Beautiful and moving Laurie. As ever. Will now tell the hairs on my arms to stand down…
That’s a perfect last line to a beautiful piece, Laurie. I hope I get to see Ruby in Seattle!
I love this.
Oh Laurie. As you always do, you pulled exactly the right words out and laid them down in the right place at the right time to create pure beauty and love. Simply gorgeous.
Beautiful. You sent my memories swirling!
Lovely and truthful. Thank you, Laurie.
As always, beautiful truth.
Oh man, that was beautiful. Thank you. I miss you. See you soon!!!
Oh my goodness. I have tears after reading this. Dumb beauty and twine…the two common denominators for us all. Big hugs to you as you navigate this next chapter.
You go right to the heart of the matter- as you always do. You are so good at letting your kids find their own way. I learn so much from you. Thank you Laurie. This was a great way to start the day.
So true, all of it. You have made me cry today…good tears. So wise and eloquently expressed. Love you and your writing. Huge gifts in my life 💕
My heart is all yes. Thanks for this connection this morning.
Tears (mine) and twine… band name;)
So beautiful and true. I’ve never read a more beautiful treatise on the art of perspective.
Beautiful. I’ve never read a more eloquent and moving treatise on the art and practice of perspective.
((delete that first one please!! And this one!))
Beautiful. And some days it’s just the illusion of twine that holds it all together.
So lovely and well put… I completely identified with this. I like the previous response that “some days it’s just the illusion of twine that holds it all together”… So true…

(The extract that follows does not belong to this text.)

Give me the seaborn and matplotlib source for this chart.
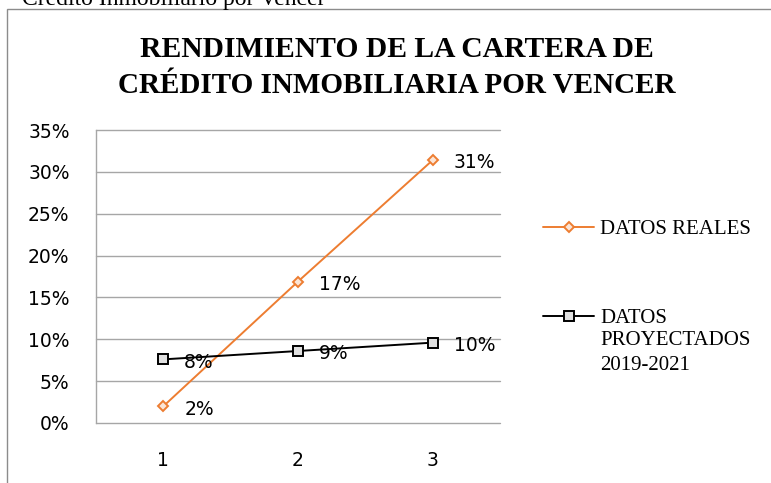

If I could read a post from you everyday I really would be a happy woman. Your writing is deep, wild and always provocative. Thank You
A big life with limited visibility.
Ain’t it the truth! And are we the fortunate ones! Loved being able to hear your voice as well as read you voice.
Delish!
XO
So much love for all your writing — this piece included. Thank you for sharing so much of yourself, Laurie — and reminding us all to do the same. Big hugs XXXOOO
Oh. My aching heart…..lately I keep wondering ‘How? How did I get here?’ I thought it would be so different and I thought I would be so different. And by different I really mean better. I thought it would all be so much better than this. I can still find daily joy but I’ve had to make so much room for sadness too.
Sorry, Forgive, Thanks, Love…
“Forgive me” yes, forgive me is love. I could feel you in your pajamas waving…..that moment is the epitome of a mother’s love. You are a good mama, the kind we all hoped to have. Thank you my dearest.

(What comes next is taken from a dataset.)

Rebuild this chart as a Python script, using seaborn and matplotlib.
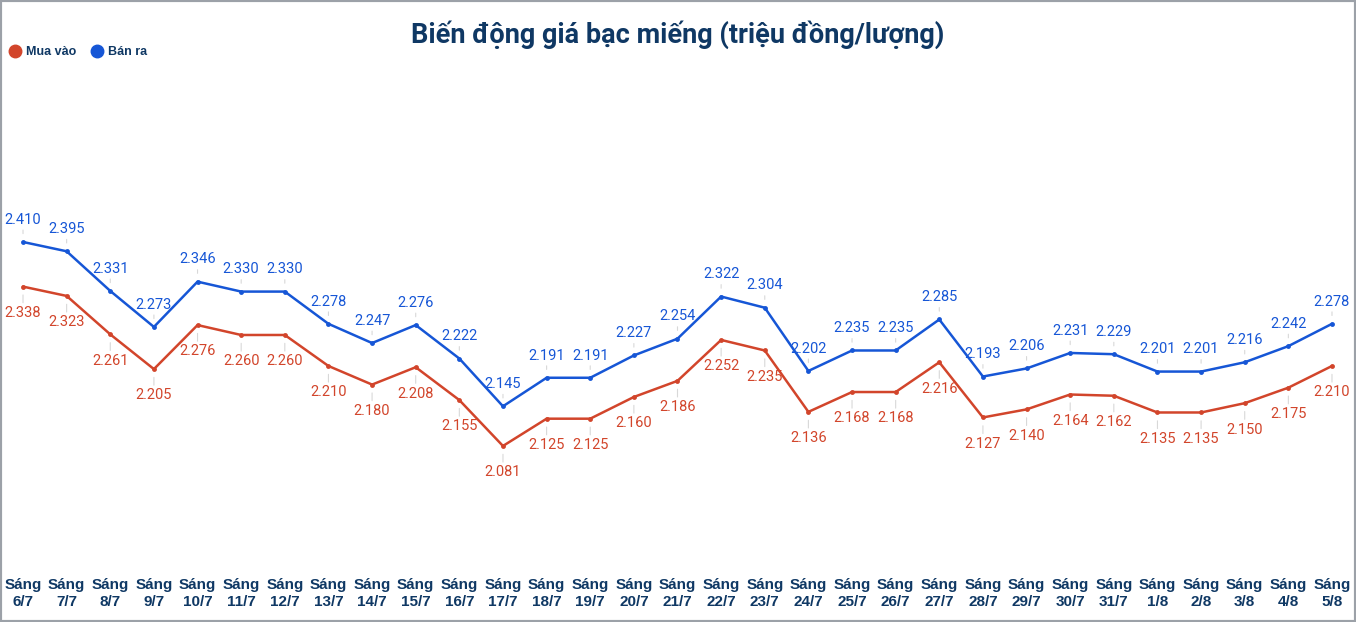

Oh, my heart is so full it is leaking out my eyes! Thank you for this, so beautiful.
There’s so much beauty in how your words fit together.

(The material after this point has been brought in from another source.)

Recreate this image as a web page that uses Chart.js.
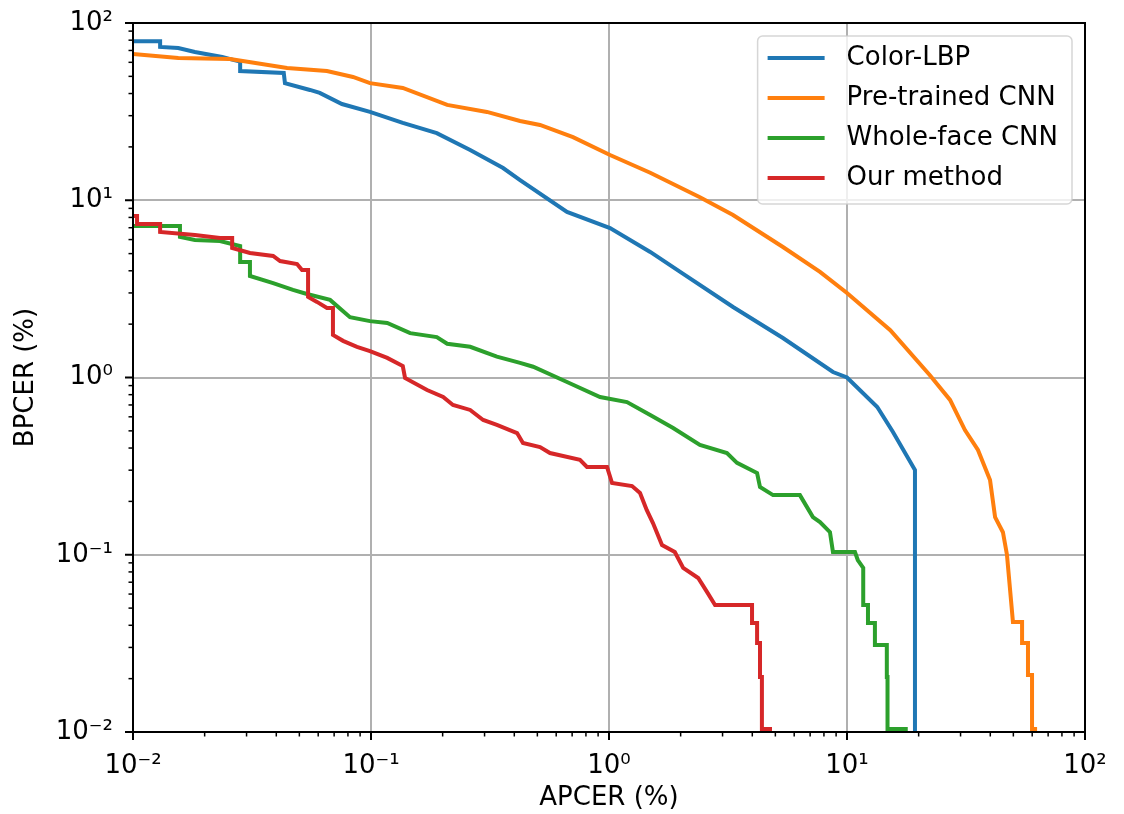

I love this whole piece. Every word.
Thank you Laurie.
{{{Laurie}}}
Oh dear, whatever will they do with a surfboard in Seattle?
What a lovely lovely essay.
Beautiful! Love you Laurie!!!
It is both a blessing and a curse that we cannot peek into our futures. I think none of us would have the courage if that were the case. The fear would be too much but it is people like you (and so many of your students and friends) that can articulate so beautifully the delicate nuances of life so that we can feel less alone and less troubled by what is so easy to worry about. Thank you for giving me yet another moment of “leaky eyes” as I read this piece.
So moving and honest. I loved listening to it, hearing the story in your voice, although your writing is so vivid, I always do hear your voice. Thanks
Duct tape. My life is held together with duct tape.
I am gearing up to watch my 19 year old drive away, soon. Reading this post at this time felt like a good omen, thank you.
I absolutely loved this-
Especially the choice to be able to listen-
I’ve had Seattle on my mind for weeks now. And here it is again. (never been there) I cannot imagine the feelings to watch your child packing & then driving away… We did the best we could at the time- Wise words. Don’t we always- this was spot on perfect timing for me to read this today. Thank you so very much.